----- The records

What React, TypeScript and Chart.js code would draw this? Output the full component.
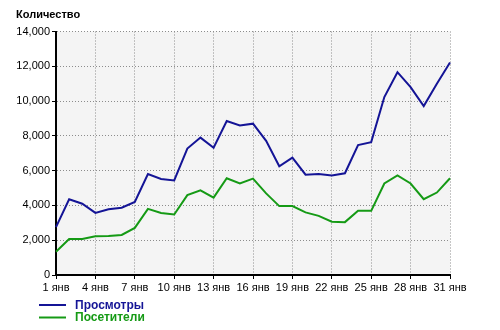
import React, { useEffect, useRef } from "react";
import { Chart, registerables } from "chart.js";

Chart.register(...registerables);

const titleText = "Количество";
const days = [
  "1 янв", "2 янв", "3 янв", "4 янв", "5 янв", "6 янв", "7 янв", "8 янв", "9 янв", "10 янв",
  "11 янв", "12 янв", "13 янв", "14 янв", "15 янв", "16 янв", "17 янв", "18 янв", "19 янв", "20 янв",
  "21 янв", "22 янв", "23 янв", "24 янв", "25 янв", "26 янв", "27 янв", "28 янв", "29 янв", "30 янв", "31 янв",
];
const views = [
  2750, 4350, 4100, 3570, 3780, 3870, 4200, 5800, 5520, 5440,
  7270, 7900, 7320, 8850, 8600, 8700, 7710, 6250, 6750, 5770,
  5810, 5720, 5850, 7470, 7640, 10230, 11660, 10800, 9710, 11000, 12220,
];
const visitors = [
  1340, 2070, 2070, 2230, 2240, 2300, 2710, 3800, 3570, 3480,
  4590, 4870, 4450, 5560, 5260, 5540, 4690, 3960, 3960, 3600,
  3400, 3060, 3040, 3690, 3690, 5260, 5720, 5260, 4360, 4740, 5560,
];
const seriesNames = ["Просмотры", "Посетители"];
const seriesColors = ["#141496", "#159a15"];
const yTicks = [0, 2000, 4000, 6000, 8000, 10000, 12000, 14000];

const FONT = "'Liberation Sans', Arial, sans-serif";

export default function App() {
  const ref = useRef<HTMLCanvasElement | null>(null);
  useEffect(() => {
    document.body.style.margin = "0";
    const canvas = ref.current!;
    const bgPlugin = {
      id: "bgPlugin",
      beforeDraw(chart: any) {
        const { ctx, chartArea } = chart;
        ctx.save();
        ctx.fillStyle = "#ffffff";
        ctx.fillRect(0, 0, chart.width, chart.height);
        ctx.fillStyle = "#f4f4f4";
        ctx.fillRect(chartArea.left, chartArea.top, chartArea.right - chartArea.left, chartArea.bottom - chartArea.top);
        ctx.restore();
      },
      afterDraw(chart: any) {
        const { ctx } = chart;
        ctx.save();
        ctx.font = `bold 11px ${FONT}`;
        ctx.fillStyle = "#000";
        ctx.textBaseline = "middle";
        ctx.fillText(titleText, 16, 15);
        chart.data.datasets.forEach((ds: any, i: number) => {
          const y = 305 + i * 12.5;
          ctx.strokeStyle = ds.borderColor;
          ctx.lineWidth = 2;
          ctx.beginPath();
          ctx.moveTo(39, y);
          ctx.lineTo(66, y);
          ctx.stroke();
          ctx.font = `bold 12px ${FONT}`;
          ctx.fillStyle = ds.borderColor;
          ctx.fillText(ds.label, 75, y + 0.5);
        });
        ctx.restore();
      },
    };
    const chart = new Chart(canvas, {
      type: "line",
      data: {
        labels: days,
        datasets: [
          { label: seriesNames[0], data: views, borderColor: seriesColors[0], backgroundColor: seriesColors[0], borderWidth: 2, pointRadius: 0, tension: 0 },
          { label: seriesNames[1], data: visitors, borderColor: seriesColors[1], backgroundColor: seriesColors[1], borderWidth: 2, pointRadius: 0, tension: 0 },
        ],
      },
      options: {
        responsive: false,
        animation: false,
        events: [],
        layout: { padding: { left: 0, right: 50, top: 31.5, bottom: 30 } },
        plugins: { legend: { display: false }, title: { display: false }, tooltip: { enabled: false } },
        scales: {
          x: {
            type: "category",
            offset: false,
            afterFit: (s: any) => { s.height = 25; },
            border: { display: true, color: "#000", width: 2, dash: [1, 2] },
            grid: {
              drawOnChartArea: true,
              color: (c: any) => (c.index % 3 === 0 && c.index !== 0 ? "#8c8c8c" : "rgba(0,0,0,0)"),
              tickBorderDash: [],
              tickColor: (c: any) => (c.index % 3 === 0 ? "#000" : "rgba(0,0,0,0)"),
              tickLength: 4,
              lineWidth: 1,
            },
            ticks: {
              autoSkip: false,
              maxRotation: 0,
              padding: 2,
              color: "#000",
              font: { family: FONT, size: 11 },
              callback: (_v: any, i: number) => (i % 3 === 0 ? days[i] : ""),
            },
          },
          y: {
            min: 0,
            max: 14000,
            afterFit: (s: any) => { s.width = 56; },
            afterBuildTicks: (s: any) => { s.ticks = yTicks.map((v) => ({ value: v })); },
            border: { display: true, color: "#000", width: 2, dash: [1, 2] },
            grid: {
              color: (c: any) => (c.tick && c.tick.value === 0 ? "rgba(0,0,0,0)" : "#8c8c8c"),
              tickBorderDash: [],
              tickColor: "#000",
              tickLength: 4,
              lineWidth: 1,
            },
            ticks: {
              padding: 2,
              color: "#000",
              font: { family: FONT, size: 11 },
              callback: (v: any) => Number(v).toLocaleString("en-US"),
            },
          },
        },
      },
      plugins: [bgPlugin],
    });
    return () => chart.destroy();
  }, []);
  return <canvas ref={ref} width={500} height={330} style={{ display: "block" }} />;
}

----------
----- The records

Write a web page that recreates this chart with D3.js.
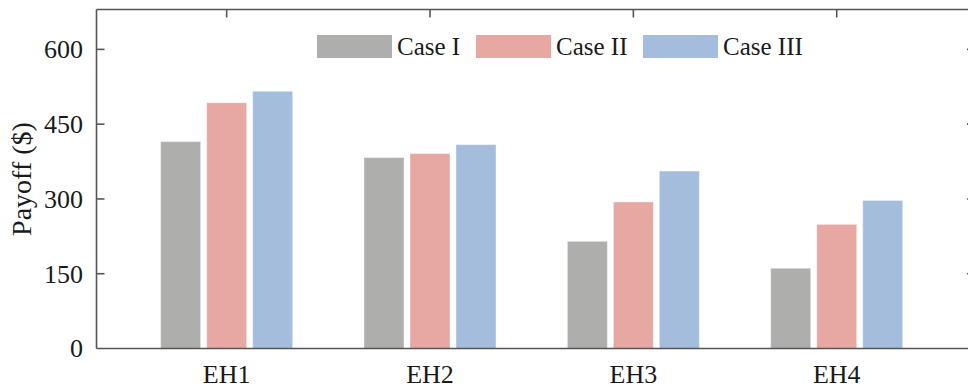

----------
----- The records

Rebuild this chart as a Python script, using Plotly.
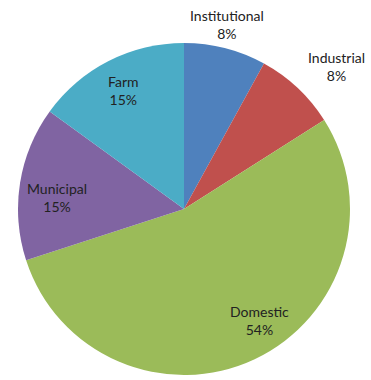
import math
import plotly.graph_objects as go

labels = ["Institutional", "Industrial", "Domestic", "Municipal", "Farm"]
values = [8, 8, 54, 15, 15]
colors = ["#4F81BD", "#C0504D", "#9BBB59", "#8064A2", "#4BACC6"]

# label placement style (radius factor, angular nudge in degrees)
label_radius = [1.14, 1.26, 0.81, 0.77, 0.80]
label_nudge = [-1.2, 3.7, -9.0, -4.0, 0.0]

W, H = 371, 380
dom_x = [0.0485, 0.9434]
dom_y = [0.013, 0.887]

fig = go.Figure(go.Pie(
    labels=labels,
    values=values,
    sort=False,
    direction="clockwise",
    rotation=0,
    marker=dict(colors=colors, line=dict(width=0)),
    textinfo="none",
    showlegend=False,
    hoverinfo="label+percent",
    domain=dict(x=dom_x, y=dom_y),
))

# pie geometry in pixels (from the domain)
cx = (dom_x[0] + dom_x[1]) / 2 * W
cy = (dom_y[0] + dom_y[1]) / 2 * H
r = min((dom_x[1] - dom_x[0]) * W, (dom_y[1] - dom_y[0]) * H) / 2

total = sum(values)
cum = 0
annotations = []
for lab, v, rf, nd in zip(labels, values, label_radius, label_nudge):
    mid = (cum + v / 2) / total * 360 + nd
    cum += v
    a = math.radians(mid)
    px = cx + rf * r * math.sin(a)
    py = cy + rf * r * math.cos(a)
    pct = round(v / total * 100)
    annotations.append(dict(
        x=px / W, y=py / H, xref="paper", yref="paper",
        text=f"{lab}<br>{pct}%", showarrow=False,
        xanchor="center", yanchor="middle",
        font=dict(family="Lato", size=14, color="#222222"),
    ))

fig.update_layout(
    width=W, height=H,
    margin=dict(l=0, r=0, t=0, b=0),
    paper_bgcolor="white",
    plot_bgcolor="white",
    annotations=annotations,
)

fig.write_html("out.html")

----------

Short exercise - Output exactly the lines from the one containing "Rebuild this chart" through the one containing "r = min((dom_x[1]", both included, and nothing else; leave out any pictures.

Exercise result -
Rebuild this chart as a Python script, using Plotly.
import math
import plotly.graph_objects as go

labels = ["Institutional", "Industrial", "Domestic", "Municipal", "Farm"]
values = [8, 8, 54, 15, 15]
colors = ["#4F81BD", "#C0504D", "#9BBB59", "#8064A2", "#4BACC6"]

# label placement style (radius factor, angular nudge in degrees)
label_radius = [1.14, 1.26, 0.81, 0.77, 0.80]
label_nudge = [-1.2, 3.7, -9.0, -4.0, 0.0]

W, H = 371, 380
dom_x = [0.0485, 0.9434]
dom_y = [0.013, 0.887]

fig = go.Figure(go.Pie(
    labels=labels,
    values=values,
    sort=False,
    direction="clockwise",
    rotation=0,
    marker=dict(colors=colors, line=dict(width=0)),
    textinfo="none",
    showlegend=False,
    hoverinfo="label+percent",
    domain=dict(x=dom_x, y=dom_y),
))

# pie geometry in pixels (from the domain)
cx = (dom_x[0] + dom_x[1]) / 2 * W
cy = (dom_y[0] + dom_y[1]) / 2 * H
r = min((dom_x[1] - dom_x[0]) * W, (dom_y[1] - dom_y[0]) * H) / 2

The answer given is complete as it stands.